Investors should note that Gundlach gave his technical reading about gold (GLD) in March, and it hasn’t broken out of its downtrend yet. In fact, in May, it moved below the psychological level of $1,300 per ounce for the first time this year as the US dollar strengthened.
Treasuries not so attractive
Despite U.S. Treasury (TLT) yields crossing the 3% threshold, Gundlach doesn’t think they are attractive. He believes the core Consumer Price Index and the Federal Reserve Bank of New York’s underlying inflation gauge suggest that inflation in the United States will go higher, which could hurt government bond prices.

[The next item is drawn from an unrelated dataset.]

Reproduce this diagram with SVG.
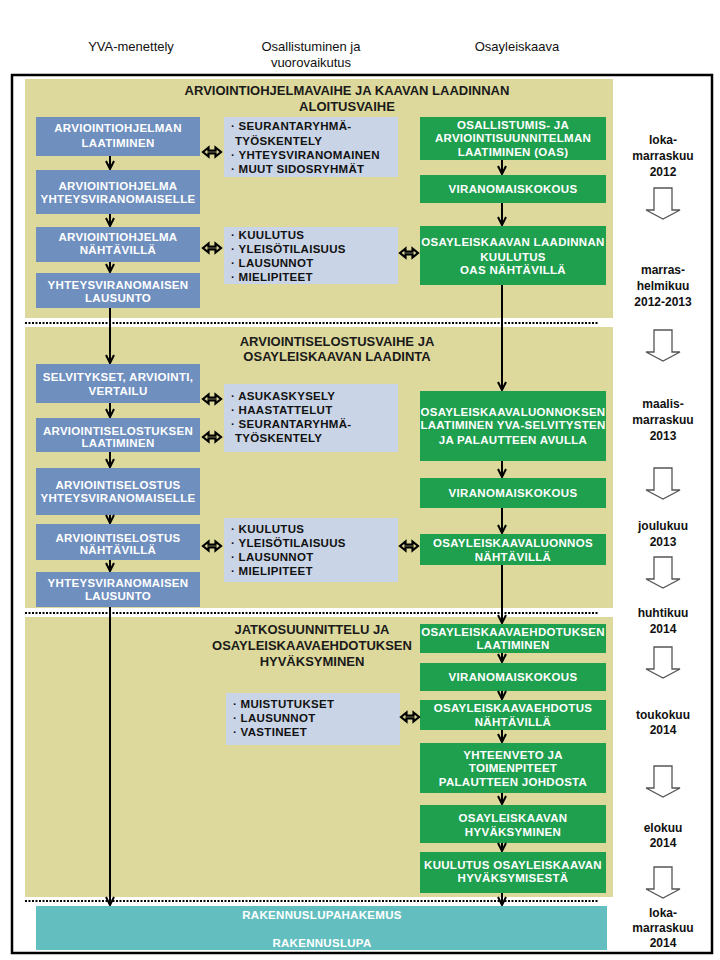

Weaker dollar outlook and gold
Previously, Gundlach noted that his weaker outlook for the US dollar (UUP) is behind his bullish gold outlook. He said, “When you get a lousy year in the dollar, like last year, it’s very typically followed up by another year that’s bad just after.”
He believes that the SPDR S&P Oil & Gas Exploration & Production ETF (XOP) is worth a look since it hasn’t yet reaped the full benefits of the crude oil rally. According to Gundlach, while historically the S&P 500 (SPY) and energy prices have been correlated, that is not the case this time, and there might be some catch-up due.